Experts have previously provided theories when it comes to kids cheating in school, but a new study conducted by researchers from San Francisco State University found that attitudes about cheating tend not to change much outside of the classroom.
The study revealed that those who are more accepting of cheating when they’re in school are also more likely to hold onto those beliefs in their workplace as adults.
“If [students] have this attitude while they’re in school -- that it’s OK to cheat in school -- that attitude unfortunately will carry over to the corporate boardroom,” said researcher Foo Nin Ho.
Understanding attitudes about cheating
The researchers surveyed graduate students to determine their beliefs about cheating in the classroom versus cheating in the workplace in an effort to understand if a relationship existed between the two.

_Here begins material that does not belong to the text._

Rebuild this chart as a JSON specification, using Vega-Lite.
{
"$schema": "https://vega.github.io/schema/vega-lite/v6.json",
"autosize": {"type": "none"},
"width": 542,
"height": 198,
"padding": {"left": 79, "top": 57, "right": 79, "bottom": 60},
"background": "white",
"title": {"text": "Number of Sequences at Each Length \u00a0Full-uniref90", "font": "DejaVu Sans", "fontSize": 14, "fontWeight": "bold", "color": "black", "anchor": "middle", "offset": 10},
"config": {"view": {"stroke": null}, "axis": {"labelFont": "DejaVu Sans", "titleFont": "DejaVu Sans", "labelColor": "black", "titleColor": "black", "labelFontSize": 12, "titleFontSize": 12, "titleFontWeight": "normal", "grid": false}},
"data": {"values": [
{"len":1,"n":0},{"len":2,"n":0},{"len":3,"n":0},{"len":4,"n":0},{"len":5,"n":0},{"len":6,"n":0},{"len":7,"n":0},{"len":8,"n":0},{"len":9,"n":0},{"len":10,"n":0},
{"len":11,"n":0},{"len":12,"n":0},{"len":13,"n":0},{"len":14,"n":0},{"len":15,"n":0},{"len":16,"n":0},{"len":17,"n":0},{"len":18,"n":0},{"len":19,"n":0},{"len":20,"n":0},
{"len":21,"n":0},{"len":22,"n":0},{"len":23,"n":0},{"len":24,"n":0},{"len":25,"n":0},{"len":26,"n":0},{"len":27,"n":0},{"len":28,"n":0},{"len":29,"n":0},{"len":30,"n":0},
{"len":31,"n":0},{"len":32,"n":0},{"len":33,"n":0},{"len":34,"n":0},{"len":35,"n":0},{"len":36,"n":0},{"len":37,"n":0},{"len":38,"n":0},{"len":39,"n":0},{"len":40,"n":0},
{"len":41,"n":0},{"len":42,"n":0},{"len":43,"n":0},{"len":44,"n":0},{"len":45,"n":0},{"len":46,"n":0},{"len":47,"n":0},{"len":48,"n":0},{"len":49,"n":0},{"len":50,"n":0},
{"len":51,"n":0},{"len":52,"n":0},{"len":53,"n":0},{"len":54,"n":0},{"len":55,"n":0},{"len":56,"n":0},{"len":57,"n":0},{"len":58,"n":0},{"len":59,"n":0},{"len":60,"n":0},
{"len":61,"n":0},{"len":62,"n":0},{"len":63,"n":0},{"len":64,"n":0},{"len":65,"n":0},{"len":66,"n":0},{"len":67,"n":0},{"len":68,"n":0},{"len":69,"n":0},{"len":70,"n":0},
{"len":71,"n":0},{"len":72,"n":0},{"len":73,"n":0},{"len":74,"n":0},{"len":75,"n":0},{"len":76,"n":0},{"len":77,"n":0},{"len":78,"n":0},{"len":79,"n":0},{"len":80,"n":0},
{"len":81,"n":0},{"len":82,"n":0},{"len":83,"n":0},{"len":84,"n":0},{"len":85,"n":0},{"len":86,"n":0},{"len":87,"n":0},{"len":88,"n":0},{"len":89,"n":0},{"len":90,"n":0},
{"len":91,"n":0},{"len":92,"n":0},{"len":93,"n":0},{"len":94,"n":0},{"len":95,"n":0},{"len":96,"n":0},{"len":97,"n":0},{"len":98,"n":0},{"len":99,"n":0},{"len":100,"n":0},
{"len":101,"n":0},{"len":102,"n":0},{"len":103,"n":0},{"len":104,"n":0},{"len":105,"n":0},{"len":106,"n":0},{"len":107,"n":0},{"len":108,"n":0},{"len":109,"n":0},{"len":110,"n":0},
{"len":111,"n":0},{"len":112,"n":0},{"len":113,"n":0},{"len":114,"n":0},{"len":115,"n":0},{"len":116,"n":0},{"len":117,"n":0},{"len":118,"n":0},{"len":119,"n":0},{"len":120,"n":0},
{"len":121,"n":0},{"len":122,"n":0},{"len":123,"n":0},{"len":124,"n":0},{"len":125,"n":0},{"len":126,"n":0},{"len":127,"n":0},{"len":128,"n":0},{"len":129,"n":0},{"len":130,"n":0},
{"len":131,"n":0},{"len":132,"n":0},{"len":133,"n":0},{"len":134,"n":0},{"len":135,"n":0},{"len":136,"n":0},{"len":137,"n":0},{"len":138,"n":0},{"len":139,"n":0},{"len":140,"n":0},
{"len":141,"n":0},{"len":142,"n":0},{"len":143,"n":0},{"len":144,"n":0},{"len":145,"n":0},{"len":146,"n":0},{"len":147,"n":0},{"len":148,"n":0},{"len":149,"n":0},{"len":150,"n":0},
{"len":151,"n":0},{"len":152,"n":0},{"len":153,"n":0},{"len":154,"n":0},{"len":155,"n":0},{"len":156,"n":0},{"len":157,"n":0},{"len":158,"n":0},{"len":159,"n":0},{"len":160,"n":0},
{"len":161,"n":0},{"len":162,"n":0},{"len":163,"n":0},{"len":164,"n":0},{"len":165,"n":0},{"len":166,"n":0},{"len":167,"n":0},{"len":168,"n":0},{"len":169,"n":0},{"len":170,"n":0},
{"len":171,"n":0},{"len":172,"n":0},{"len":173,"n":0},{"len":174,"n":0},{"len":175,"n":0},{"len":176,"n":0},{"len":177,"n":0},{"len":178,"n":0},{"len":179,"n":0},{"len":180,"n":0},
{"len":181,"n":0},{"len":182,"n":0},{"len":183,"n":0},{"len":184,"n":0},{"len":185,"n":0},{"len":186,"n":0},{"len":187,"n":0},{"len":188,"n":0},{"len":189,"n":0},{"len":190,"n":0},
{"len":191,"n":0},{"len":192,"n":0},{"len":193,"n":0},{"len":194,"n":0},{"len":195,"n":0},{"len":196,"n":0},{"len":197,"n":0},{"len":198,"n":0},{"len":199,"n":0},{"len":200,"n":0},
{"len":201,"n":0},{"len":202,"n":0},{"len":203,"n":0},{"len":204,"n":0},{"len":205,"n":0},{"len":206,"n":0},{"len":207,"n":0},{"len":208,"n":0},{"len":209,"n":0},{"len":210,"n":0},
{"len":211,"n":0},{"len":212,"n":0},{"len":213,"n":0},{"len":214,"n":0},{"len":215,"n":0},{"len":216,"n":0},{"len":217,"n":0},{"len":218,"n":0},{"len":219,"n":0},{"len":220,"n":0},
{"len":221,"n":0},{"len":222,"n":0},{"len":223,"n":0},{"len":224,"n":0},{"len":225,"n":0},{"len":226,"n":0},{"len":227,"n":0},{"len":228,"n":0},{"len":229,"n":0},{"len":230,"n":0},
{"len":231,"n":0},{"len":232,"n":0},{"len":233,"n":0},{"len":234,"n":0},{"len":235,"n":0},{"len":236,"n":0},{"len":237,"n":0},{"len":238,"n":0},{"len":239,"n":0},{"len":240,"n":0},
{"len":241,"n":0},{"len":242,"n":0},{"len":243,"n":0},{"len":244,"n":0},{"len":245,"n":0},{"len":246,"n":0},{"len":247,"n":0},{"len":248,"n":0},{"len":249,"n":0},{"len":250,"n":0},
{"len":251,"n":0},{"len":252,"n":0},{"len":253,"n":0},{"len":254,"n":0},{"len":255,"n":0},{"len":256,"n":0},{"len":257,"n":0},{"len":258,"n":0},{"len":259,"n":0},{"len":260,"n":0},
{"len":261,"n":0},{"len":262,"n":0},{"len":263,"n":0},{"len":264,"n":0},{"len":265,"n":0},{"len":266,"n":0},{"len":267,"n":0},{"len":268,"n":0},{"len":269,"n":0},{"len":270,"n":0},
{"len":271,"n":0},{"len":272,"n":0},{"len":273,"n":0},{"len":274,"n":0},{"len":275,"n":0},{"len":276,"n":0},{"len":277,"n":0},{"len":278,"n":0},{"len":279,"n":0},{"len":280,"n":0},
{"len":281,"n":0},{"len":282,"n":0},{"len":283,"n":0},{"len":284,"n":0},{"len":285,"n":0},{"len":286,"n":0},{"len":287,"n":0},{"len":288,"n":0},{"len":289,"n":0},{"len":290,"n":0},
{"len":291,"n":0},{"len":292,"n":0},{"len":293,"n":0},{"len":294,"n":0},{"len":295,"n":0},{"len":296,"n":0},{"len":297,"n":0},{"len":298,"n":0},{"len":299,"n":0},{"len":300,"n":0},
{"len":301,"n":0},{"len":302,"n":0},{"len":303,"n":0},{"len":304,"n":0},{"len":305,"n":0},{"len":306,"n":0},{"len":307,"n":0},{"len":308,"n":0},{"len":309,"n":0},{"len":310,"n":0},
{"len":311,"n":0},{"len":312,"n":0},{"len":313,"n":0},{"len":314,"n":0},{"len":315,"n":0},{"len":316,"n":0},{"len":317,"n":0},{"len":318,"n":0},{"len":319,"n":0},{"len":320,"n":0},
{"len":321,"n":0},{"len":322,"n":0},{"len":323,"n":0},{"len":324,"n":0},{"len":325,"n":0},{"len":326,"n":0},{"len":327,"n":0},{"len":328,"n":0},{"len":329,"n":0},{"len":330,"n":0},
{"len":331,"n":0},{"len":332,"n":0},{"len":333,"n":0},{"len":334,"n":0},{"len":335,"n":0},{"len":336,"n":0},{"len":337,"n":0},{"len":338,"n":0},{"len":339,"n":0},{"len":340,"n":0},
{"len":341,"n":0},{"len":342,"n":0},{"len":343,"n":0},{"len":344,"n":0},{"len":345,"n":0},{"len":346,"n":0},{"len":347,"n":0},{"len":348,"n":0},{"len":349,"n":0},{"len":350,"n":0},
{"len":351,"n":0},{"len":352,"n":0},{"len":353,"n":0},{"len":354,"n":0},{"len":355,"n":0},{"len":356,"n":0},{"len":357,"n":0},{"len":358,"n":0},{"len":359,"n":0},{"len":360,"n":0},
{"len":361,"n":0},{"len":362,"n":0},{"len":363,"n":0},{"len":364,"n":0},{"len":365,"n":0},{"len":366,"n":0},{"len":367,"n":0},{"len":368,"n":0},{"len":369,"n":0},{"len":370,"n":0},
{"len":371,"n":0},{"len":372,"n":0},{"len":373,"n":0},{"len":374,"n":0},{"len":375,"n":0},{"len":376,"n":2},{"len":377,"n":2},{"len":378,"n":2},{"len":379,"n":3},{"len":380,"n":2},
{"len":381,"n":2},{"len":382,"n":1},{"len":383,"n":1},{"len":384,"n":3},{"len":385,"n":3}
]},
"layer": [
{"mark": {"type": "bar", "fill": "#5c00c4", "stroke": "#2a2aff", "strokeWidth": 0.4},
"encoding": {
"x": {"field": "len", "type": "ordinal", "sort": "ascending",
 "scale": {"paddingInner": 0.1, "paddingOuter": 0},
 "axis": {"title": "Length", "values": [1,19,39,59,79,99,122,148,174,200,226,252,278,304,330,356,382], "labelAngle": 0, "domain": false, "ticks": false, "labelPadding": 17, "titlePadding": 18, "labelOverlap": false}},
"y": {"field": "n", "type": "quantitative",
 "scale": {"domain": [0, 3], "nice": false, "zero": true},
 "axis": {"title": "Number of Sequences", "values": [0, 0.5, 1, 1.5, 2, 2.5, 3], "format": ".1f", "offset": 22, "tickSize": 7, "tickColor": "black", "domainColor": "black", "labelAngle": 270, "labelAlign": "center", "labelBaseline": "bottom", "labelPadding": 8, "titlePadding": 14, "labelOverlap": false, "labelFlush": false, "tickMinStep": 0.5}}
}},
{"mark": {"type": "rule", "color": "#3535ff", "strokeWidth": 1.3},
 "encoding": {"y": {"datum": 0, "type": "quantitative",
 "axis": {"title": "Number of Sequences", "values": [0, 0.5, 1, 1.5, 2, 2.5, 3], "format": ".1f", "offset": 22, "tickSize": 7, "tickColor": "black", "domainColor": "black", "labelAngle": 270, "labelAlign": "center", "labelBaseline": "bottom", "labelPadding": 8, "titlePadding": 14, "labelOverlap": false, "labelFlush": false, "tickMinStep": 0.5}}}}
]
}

Participants read statements regarding cheating in either scenario and then marked how acceptable or unacceptable they deemed the behavior. The biggest takeaway from the study was that students who had more lenient attitudes about cheating in the classroom were consistent in these beliefs as they progressed into adulthood.

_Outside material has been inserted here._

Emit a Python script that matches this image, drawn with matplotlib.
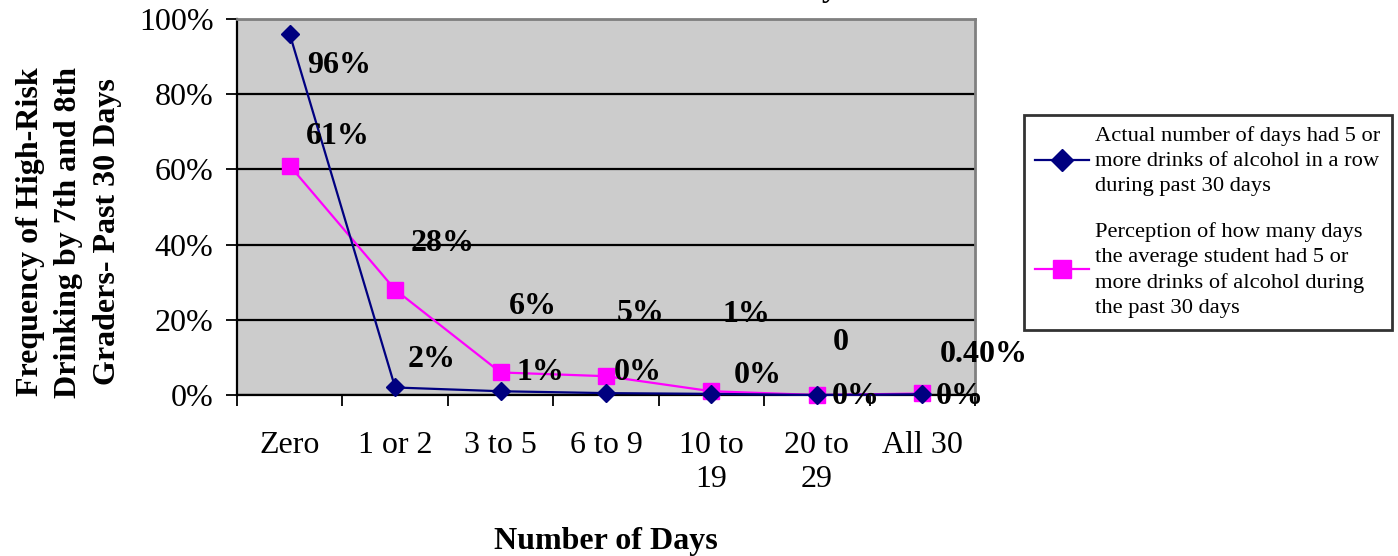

However, the researchers took this study a step further to look at why this was the case. They determined that students who have a more collective mindsight are more willing to accept cheating, as they prefer having everyone succeed. Those who are more self-focused were more likely to have stricter views about cheating -- in the classroom and otherwise.
Though this was an interesting trend that emerged among the students involved in the study, the researchers do warn that this isn’t the sole explanation for why some students are okay with cheating while others aren’t.

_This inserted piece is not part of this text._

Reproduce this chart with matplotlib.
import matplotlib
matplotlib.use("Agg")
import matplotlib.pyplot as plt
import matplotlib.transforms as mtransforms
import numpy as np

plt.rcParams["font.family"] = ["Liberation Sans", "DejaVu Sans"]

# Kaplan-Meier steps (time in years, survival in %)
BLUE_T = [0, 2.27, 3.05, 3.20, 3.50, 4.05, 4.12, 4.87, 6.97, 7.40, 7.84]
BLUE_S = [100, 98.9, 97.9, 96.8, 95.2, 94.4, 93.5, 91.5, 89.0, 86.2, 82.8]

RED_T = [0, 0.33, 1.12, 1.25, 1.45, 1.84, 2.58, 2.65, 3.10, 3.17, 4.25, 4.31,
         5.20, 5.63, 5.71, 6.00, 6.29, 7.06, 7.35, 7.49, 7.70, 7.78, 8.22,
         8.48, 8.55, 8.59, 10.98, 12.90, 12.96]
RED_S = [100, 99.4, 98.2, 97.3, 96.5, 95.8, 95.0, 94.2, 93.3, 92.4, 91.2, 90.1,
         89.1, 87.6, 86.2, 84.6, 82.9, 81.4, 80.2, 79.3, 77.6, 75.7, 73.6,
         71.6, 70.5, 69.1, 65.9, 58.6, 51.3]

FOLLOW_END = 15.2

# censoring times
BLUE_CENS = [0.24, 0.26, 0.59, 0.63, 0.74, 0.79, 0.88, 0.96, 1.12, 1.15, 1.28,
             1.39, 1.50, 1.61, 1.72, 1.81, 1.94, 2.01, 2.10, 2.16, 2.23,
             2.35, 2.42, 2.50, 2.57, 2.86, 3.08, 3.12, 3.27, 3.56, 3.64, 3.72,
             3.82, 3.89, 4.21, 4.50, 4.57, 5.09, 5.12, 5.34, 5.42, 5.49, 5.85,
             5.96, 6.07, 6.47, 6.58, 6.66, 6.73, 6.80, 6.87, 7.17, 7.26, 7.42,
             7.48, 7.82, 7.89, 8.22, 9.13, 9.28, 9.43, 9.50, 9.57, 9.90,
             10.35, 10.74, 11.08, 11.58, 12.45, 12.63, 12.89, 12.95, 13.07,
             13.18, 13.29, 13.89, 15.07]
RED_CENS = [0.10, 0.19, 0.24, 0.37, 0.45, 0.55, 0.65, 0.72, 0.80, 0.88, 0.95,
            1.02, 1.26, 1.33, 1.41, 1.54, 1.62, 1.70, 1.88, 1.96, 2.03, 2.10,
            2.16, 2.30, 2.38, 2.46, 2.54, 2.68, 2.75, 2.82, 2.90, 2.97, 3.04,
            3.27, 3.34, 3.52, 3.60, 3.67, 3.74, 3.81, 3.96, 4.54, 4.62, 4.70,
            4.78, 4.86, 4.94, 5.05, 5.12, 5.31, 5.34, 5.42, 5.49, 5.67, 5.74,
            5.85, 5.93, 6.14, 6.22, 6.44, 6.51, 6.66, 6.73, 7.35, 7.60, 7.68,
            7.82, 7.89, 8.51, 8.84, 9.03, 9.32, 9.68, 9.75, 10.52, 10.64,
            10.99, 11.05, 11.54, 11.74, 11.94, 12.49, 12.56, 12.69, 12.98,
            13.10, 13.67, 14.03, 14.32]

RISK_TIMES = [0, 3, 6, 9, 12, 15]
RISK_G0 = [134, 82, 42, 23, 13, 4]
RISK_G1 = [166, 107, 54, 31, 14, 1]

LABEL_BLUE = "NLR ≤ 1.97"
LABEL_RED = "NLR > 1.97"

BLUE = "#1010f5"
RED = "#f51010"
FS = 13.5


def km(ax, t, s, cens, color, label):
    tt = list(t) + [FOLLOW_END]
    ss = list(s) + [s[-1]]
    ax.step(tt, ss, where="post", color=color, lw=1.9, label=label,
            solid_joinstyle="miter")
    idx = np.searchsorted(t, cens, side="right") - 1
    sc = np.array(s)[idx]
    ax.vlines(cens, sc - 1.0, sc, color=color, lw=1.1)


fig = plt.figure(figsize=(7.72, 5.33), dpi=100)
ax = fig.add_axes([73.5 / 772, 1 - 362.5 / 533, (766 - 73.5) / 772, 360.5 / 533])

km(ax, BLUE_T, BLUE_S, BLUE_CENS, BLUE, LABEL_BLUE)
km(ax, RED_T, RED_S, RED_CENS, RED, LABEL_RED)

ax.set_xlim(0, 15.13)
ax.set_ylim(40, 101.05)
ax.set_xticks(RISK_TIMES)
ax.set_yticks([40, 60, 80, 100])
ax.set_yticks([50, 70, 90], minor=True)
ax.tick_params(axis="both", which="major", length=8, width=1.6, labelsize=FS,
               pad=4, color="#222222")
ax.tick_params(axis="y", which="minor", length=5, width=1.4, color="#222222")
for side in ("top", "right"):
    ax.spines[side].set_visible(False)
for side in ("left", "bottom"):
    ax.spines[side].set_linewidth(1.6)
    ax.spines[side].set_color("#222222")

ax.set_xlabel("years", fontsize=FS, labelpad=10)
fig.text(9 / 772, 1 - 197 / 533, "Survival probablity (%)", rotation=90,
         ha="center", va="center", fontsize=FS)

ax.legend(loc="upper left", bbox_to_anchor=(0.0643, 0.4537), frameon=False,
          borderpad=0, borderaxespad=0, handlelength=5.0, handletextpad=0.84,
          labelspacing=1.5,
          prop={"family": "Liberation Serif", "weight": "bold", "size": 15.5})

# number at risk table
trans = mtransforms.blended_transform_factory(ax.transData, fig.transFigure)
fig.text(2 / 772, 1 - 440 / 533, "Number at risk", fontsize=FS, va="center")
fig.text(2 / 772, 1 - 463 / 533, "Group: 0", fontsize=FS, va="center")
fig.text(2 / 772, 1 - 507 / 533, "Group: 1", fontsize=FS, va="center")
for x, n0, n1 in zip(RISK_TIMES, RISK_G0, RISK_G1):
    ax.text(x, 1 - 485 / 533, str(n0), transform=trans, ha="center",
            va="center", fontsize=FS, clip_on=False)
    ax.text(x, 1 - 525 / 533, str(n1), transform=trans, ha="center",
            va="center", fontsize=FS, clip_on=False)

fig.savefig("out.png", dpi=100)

The researchers hope that teachers can use these findings as a learning tool to help change students’ attitudes in the classroom. Based on another recent study, bosses who are seen by their employees as displaying ethical leadership were found to create a more positive work environment and more satisfied employees.
“As professors, we need to set the tone and say, ‘This is what’s not rewarded in the classroom’ and train students that following ethical behavior leads to better outcomes,” said researcher Glen Brodowsky. “So when they graduate and work for companies they will [be] better equipped to evaluate that situation.”